When you run them on the HPC, you're going to have a problem.
Say you start the server on node C14 of the HPC. The server
starts listening on localhost:8888 on C14. Well, how do you
connect to that? C14 is not accessible from the outside world...it'
only internally accessible on the HPC. (This is a good thing.)
The answer is that you need to use SSH port forwarding and tunneling. (A few tutorials on that subject: 1, 2.)
In SSH port forwarding, you tell your SSH client to take network traffic going to port X on machine A and forward it to port Y on machine B. You would do that if you couldn't easily connect to machine B's port Y directly or if you wanted to encrypt the connection between A and B.
Now, imagine an even more complicated case. There is a machine C, to which we wish to connect, but which can only be accessed by machine B (not A). This is the situation on the HPC. To get to machine C, we need to use "SSH tunneling", which is like port forwarding twice.
Imagine we're on the HPC and we launch a Jupyter notebook using Slurm, the job scheduler.
srun --nodelist c9 jupyter notebook --port 8888
This will start a Jupyter notebook on node C9 of the HPC. (Note that here I've assumed some things about how you installed Python and such. I'm not covering that here.) How do we connect to it?
Well, you need to know a few things. First, the c9 node has
a DNS name of c9.cluster but only the HPC can resolve that:
if you type that into your browser, you won't get squat. To
connect to the Jupyter notebook, you need to connect to the
HPC-SMS node (the entry/head) node and then tunnel through
that to the c9 node.
So, from your laptop, here is how you do that:
ssh -NL 9999:localhost:8888 -J klj39@hpc-sms.som.yale.edu klj39@c9.cluster
Here's a breakdown of the command:
-NL 9999:localhost:8888: Sets up a tunnel wherein your local machine's port 9999 forwards to the port 8888 on the hostc9.cluster.Ntells SSH that no remote commands will be executed, andLspecifies that the port forwarding is to be done from the local side.-J klj39@hpc-sms.som.yale.edu: This option is for "jump host" configuration. It specifies an intermediate host (hpc-sms.som.yale.edu) through which the SSH connection is tunneled.klj39is the username on the jump host. Yours will be different!klj39@c9.cluster: This is your final destination.c9.clusterspecifies the specific cluster node, andklj39is the username at that node.
Making that easier
You can make this easier by setting up an SSH config file.
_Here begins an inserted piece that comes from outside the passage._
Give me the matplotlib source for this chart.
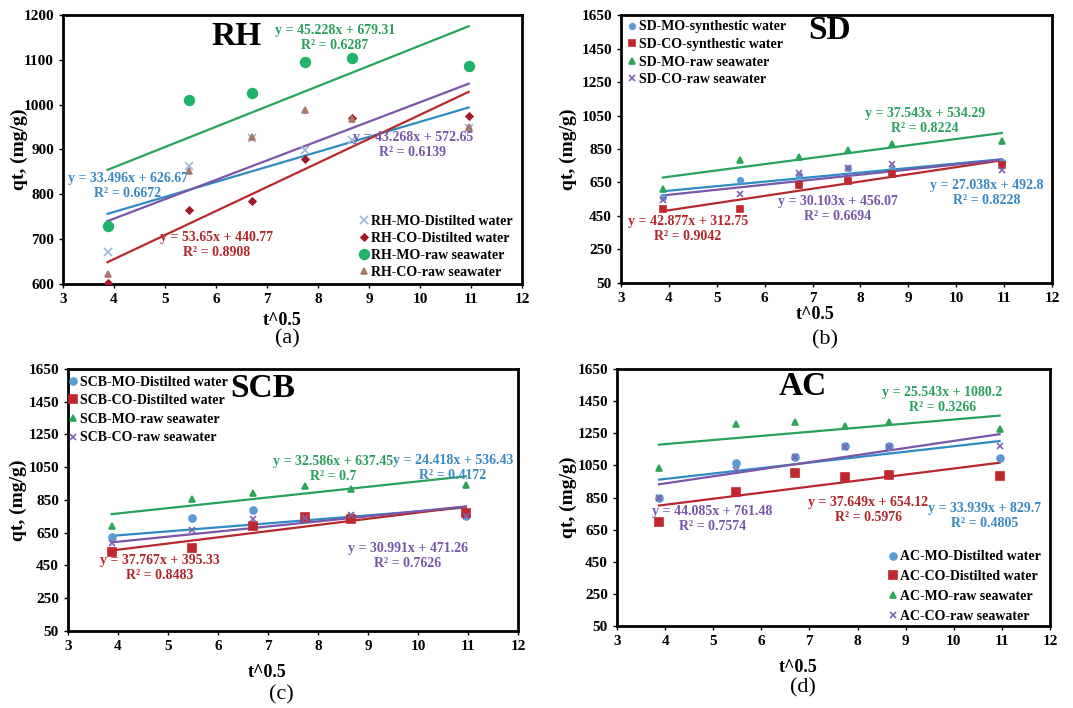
import matplotlib
matplotlib.use('Agg')
import matplotlib.pyplot as plt
import numpy as np

plt.rcParams['font.family'] = ['Liberation Serif', 'DejaVu Serif']
plt.rcParams['font.weight'] = 'bold'

# square root of contact time (x axis)
t_sqrt = [3.873, 5.477, 6.708, 7.746, 8.660, 10.954]

# RH panel (a)
rh_labels = ['RH-MO-Distilted water', 'RH-CO-Distilted water', 'RH-MO-raw seawater', 'RH-CO-raw seawater']
rh_mo_dw = [671, 862, 925, 899, 922, 948]
rh_co_dw = [602, 764, 786, 879, 970, 974]
rh_mo_sw = [730, 1011, 1025, 1095, 1104, 1087]
rh_co_sw = [623, 853, 927, 988, 969, 950]
rh_slope = [33.496, 53.65, 45.228, 43.268]
rh_icpt = [626.67, 440.77, 679.31, 572.65]
rh_r2 = [0.6672, 0.8908, 0.6287, 0.6139]

# SD panel (b)
sd_labels = ['SD-MO-synthestic water', 'SD-CO-synthestic water', 'SD-MO-raw seawater', 'SD-CO-raw seawater']
sd_mo_syn = [565, 662, 692, 737, 731, 770]
sd_co_syn = [493, 493, 635, 661, 698, 754]
sd_mo_sw = [614, 784, 805, 842, 877, 897]
sd_co_sw = [545, 579, 709, 737, 758, 723]
sd_slope = [27.038, 42.877, 37.543, 30.103]
sd_icpt = [492.8, 312.75, 534.29, 456.07]
sd_r2 = [0.8228, 0.9042, 0.8224, 0.6694]

# SCB panel (c)
scb_labels = ['SCB-MO-Distilted water', 'SCB-CO-Distilted water', 'SCB-MO-raw seawater', 'SCB-CO-raw seawater']
scb_mo_dw = [625, 738, 786, 748, 748, 755]
scb_co_dw = [535, 555, 694, 748, 736, 769]
scb_mo_sw = [690, 859, 891, 933, 920, 943]
scb_co_sw = [590, 669, 732, 738, 759, 752]
scb_slope = [24.418, 37.767, 32.586, 30.991]
scb_icpt = [536.43, 395.33, 637.45, 471.26]
scb_r2 = [0.4172, 0.8483, 0.7, 0.7626]

# AC panel (d)
ac_labels = ['AC-MO-Distilted water', 'AC-CO-Distilted water', 'AC-MO-raw seawater', 'AC-CO-raw seawater']
ac_mo_dw = [850, 1066, 1103, 1173, 1168, 1094]
ac_co_dw = [695, 882, 1005, 979, 992, 984]
ac_mo_sw = [1035, 1310, 1323, 1296, 1317, 1274]
ac_co_sw = [844, 1020, 1103, 1162, 1162, 1168]
ac_slope = [33.939, 37.649, 25.543, 44.085]
ac_icpt = [829.7, 654.12, 1080.2, 761.48]
ac_r2 = [0.4805, 0.5976, 0.3266, 0.7574]

line_cols = ['#2f8bc4', '#b8282d', '#27a35e', '#7a56a8']
text_cols = ['#3a88c2', '#b0262c', '#2ba05e', '#7657a6']


def panel(ax, title, title_xy, series, labels, slopes, icpts, r2s, eq_pos,
          mk, mk_cols, mk_sizes, ylim, yticks, leg):
    x = np.array(t_sqrt)
    for i in range(4):
        ax.plot(x, series[i], linestyle='none', marker=mk[i], color=mk_cols[i],
                markersize=mk_sizes[i], markeredgewidth=1.2, label=labels[i], zorder=3)
    for i in range(4):
        xl = np.array([x[0], x[-1]])
        ax.plot(xl, slopes[i] * xl + icpts[i], color=line_cols[i], lw=1.6, zorder=2)
        txt = 'y = %gx + %g\nR² = %g' % (slopes[i], icpts[i], r2s[i])
        ax.text(eq_pos[i][0], eq_pos[i][1], txt, color=text_cols[i], fontsize=10,
                ha='center', va='center', multialignment='center', zorder=4)
    ax.text(title_xy[0], title_xy[1], title, fontsize=24, fontweight='bold',
            ha='center', va='center')
    ax.set_xlim(3, 12)
    ax.set_ylim(ylim)
    ax.set_xticks(range(3, 13))
    ax.set_yticks(yticks)
    ax.tick_params(labelsize=11, length=3, width=1)
    for s in ax.spines.values():
        s.set_linewidth(2)
    lg = ax.legend(loc=leg[0], bbox_to_anchor=leg[1], frameon=False, fontsize=10,
                   handlelength=0.6, handletextpad=0.2, labelspacing=leg[2],
                   borderaxespad=0, borderpad=0.2)
    for t in lg.get_texts():
        t.set_fontweight('bold')


fig = plt.figure(figsize=(10.73, 7.08), dpi=100)
ax_a = fig.add_axes([0.0587, 0.5989, 0.4278, 0.380])
ax_b = fig.add_axes([0.5787, 0.6003, 0.4017, 0.3785])
ax_c = fig.add_axes([0.0634, 0.1088, 0.4194, 0.370])
ax_d = fig.add_axes([0.5750, 0.1158, 0.4035, 0.363])

ticks_b = [50, 250, 450, 650, 850, 1050, 1250, 1450, 1650]
std_cols = ['#5b9bd5', '#c0282d', '#2aa55a', '#7e62b0']
std_mk = ['o', 's', '^', 'x']
std_sz = [5, 5.5, 5, 5]

panel(ax_a, 'RH', (6.41, 1151), [rh_mo_dw, rh_co_dw, rh_mo_sw, rh_co_sw], rh_labels,
      rh_slope, rh_icpt, rh_r2,
      [(4.27, 819), (6.02, 687), (8.33, 1148), (9.86, 911)],
      ['x', 'D', 'o', '^'], ['#9db7d8', '#a3162a', '#1fb36c', '#a8786c'], [6, 3.5, 7, 4.5],
      (600, 1200), range(600, 1201, 100), ('lower right', (0.985, 0.01), 0.28))

panel(ax_b, 'SD', (7.36, 1560), [sd_mo_syn, sd_co_syn, sd_mo_sw, sd_co_sw], sd_labels,
      sd_slope, sd_icpt, sd_r2,
      [(10.64, 587), (4.40, 370), (9.35, 1020), (7.53, 489)],
      std_mk, std_cols, [4, 4.5, 4.5, 4.5],
      (50, 1650), ticks_b, ('upper left', (0.01, 0.99), 0.33))

panel(ax_c, 'SCB', (6.9, 1534), [scb_mo_dw, scb_co_dw, scb_mo_sw, scb_co_sw], scb_labels,
      scb_slope, scb_icpt, scb_r2,
      [(10.7, 1045), (4.84, 432), (8.3, 1042), (9.8, 505)],
      std_mk, std_cols, std_sz,
      (50, 1650), ticks_b, ('upper left', (-0.005, 0.985), 0.4))

panel(ax_d, 'AC', (6.87, 1538), [ac_mo_dw, ac_co_dw, ac_mo_sw, ac_co_sw], ac_labels,
      ac_slope, ac_icpt, ac_r2,
      [(10.65, 735), (8.22, 775), (9.76, 1457), (4.98, 716)],
      std_mk, std_cols, std_sz,
      (50, 1650), ticks_b, ('lower right', (0.985, 0.0), 0.5))

axes = [ax_a, ax_b, ax_c, ax_d]
ylab_x = [-0.094, -0.123, -0.111, -0.113]
xlab_pos = [(0.477, -0.134), (0.45, -0.119), (0.442, -0.16), (0.418, -0.163)]
sub_pos = [(0.488, -0.205), (0.473, -0.213), (0.473, -0.244), (0.43, -0.241)]
subs = ['(a)', '(b)', '(c)', '(d)']
for i in range(4):
    ax = axes[i]
    ax.set_ylabel('qt, (mg/g)', fontsize=14, fontweight='bold')
    ax.yaxis.label.set_va('center')
    ax.yaxis.set_label_coords(ylab_x[i], 0.5)
    ax.set_xlabel('t^0.5', fontsize=13, fontweight='bold')
    ax.xaxis.label.set_va('center')
    ax.xaxis.set_label_coords(xlab_pos[i][0], xlab_pos[i][1])
    ax.text(sub_pos[i][0], sub_pos[i][1], subs[i], transform=ax.transAxes,
            fontsize=16, fontweight='normal', ha='center', va='center')

fig.savefig('out.png', dpi=100)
Here is a snippet from mine which is at ~/.ssh/config
on my Mac:
Host hpc
User klj39
HostName hpc-sms.som.yale.edu
ForwardAgent yes
Host c?
User klj39
ProxyJump hpc
Hostname %h.cluster
Host c??
User klj39
ProxyJump hpc
Hostname %h.cluster
Now, when I want to port forward to a node, I can just type
ssh -NL 9999:localhost:8888 c9
and I will be able to access c9's port 8888 at localhost:9999
in my browser. That connection is transparently tunneled through
the jump/bastion host hpc-sms.som.yale.edu.
RStudio
The same principles apply to RStudio. Unfortunately, as I am writing this, I see that it's not as trivial to run rstudio on the HPC as I remembered. In any case...same thing: you can start it listening on a port, then tunnel to that port through the HPC-SMS node.